Written task
Write out each line word for word. Drop pictures.

Provided material
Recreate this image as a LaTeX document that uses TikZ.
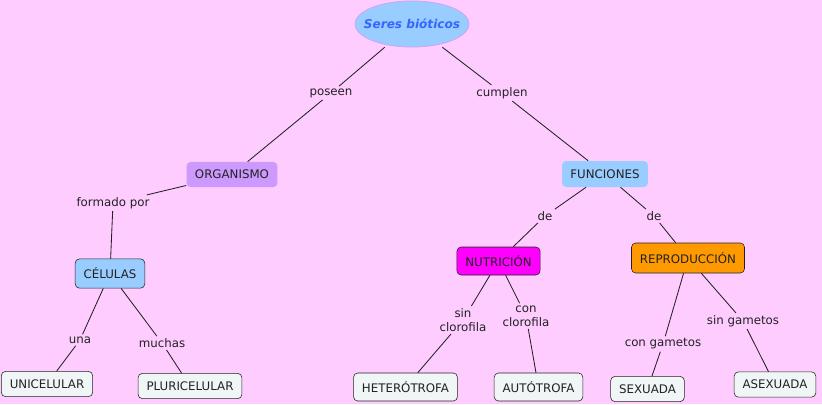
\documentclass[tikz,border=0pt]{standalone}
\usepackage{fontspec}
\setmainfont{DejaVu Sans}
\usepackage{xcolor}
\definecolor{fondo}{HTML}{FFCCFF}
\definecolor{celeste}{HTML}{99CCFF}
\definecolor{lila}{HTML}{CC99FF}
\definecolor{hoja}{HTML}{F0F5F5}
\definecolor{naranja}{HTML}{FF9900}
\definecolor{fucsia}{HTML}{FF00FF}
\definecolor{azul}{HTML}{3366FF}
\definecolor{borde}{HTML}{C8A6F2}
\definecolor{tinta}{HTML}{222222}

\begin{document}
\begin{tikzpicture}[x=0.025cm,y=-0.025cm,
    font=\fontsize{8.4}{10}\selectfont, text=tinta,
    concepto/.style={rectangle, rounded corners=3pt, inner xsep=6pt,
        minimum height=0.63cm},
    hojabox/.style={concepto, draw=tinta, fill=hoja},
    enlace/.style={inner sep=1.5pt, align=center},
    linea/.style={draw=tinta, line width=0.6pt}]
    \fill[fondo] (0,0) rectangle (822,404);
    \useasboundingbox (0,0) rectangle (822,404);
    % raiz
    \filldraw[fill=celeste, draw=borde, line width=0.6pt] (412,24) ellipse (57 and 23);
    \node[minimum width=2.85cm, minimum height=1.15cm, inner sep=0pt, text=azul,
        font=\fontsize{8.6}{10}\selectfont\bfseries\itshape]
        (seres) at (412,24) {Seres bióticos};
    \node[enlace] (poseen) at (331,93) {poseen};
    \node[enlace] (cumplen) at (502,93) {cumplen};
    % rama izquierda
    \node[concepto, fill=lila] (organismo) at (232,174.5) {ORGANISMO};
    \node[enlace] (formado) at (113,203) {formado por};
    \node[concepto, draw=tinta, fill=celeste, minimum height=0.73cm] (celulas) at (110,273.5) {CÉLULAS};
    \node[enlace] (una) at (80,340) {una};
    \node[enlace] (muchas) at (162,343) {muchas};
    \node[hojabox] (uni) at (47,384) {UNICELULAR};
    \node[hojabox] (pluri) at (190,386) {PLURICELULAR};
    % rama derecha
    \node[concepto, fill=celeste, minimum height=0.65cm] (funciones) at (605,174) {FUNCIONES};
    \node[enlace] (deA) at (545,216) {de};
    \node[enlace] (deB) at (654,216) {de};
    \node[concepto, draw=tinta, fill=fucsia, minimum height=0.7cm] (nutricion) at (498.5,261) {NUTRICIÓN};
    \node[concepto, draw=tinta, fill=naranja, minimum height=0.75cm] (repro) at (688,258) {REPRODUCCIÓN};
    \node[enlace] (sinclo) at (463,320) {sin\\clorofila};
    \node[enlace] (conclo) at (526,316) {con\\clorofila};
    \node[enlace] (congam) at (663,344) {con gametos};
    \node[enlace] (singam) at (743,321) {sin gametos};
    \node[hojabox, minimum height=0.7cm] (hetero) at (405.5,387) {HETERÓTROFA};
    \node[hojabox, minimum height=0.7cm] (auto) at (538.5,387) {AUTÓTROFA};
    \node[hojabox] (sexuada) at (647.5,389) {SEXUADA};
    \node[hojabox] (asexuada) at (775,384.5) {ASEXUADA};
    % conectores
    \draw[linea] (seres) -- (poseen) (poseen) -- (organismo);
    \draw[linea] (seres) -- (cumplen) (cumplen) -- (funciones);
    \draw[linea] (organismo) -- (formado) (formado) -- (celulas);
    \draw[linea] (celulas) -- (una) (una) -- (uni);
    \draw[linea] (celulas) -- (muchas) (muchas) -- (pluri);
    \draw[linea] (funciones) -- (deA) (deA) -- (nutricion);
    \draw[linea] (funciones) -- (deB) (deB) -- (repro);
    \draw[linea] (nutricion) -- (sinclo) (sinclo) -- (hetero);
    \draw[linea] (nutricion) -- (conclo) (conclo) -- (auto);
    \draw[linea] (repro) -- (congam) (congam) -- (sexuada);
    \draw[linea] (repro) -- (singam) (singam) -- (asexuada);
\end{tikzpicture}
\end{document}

Written reply
Recreate this image as a LaTeX document that uses TikZ.
\documentclass[tikz,border=0pt]{standalone}
\usepackage{fontspec}
\setmainfont{DejaVu Sans}
\usepackage{xcolor}
\definecolor{fondo}{HTML}{FFCCFF}
\definecolor{celeste}{HTML}{99CCFF}
\definecolor{lila}{HTML}{CC99FF}
\definecolor{hoja}{HTML}{F0F5F5}
\definecolor{naranja}{HTML}{FF9900}
\definecolor{fucsia}{HTML}{FF00FF}
\definecolor{azul}{HTML}{3366FF}
\definecolor{borde}{HTML}{C8A6F2}
\definecolor{tinta}{HTML}{222222}

\begin{document}
\begin{tikzpicture}[x=0.025cm,y=-0.025cm,
    font=\fontsize{8.4}{10}\selectfont, text=tinta,
    concepto/.style={rectangle, rounded corners=3pt, inner xsep=6pt,
        minimum height=0.63cm},
    hojabox/.style={concepto, draw=tinta, fill=hoja},
    enlace/.style={inner sep=1.5pt, align=center},
    linea/.style={draw=tinta, line width=0.6pt}]
    \fill[fondo] (0,0) rectangle (822,404);
    \useasboundingbox (0,0) rectangle (822,404);
    % raiz
    \filldraw[fill=celeste, draw=borde, line width=0.6pt] (412,24) ellipse (57 and 23);
    \node[minimum width=2.85cm, minimum height=1.15cm, inner sep=0pt, text=azul,
        font=\fontsize{8.6}{10}\selectfont\bfseries\itshape]
        (seres) at (412,24) {Seres bióticos};
    \node[enlace] (poseen) at (331,93) {poseen};
    \node[enlace] (cumplen) at (502,93) {cumplen};
    % rama izquierda
    \node[concepto, fill=lila] (organismo) at (232,174.5) {ORGANISMO};
    \node[enlace] (formado) at (113,203) {formado por};
    \node[concepto, draw=tinta, fill=celeste, minimum height=0.73cm] (celulas) at (110,273.5) {CÉLULAS};
    \node[enlace] (una) at (80,340) {una};
    \node[enlace] (muchas) at (162,343) {muchas};
    \node[hojabox] (uni) at (47,384) {UNICELULAR};
    \node[hojabox] (pluri) at (190,386) {PLURICELULAR};
    % rama derecha
    \node[concepto, fill=celeste, minimum height=0.65cm] (funciones) at (605,174) {FUNCIONES};
    \node[enlace] (deA) at (545,216) {de};
    \node[enlace] (deB) at (654,216) {de};
    \node[concepto, draw=tinta, fill=fucsia, minimum height=0.7cm] (nutricion) at (498.5,261) {NUTRICIÓN};
    \node[concepto, draw=tinta, fill=naranja, minimum height=0.75cm] (repro) at (688,258) {REPRODUCCIÓN};
    \node[enlace] (sinclo) at (463,320) {sin\\clorofila};
    \node[enlace] (conclo) at (526,316) {con\\clorofila};
    \node[enlace] (congam) at (663,344) {con gametos};
    \node[enlace] (singam) at (743,321) {sin gametos};
    \node[hojabox, minimum height=0.7cm] (hetero) at (405.5,387) {HETERÓTROFA};
    \node[hojabox, minimum height=0.7cm] (auto) at (538.5,387) {AUTÓTROFA};
    \node[hojabox] (sexuada) at (647.5,389) {SEXUADA};
    \node[hojabox] (asexuada) at (775,384.5) {ASEXUADA};
    % conectores
    \draw[linea] (seres) -- (poseen) (poseen) -- (organismo);
    \draw[linea] (seres) -- (cumplen) (cumplen) -- (funciones);
    \draw[linea] (organismo) -- (formado) (formado) -- (celulas);
    \draw[linea] (celulas) -- (una) (una) -- (uni);
    \draw[linea] (celulas) -- (muchas) (muchas) -- (pluri);
    \draw[linea] (funciones) -- (deA) (deA) -- (nutricion);
    \draw[linea] (funciones) -- (deB) (deB) -- (repro);
    \draw[linea] (nutricion) -- (sinclo) (sinclo) -- (hetero);
    \draw[linea] (nutricion) -- (conclo) (conclo) -- (auto);
    \draw[linea] (repro) -- (congam) (congam) -- (sexuada);
    \draw[linea] (repro) -- (singam) (singam) -- (asexuada);
\end{tikzpicture}
\end{document}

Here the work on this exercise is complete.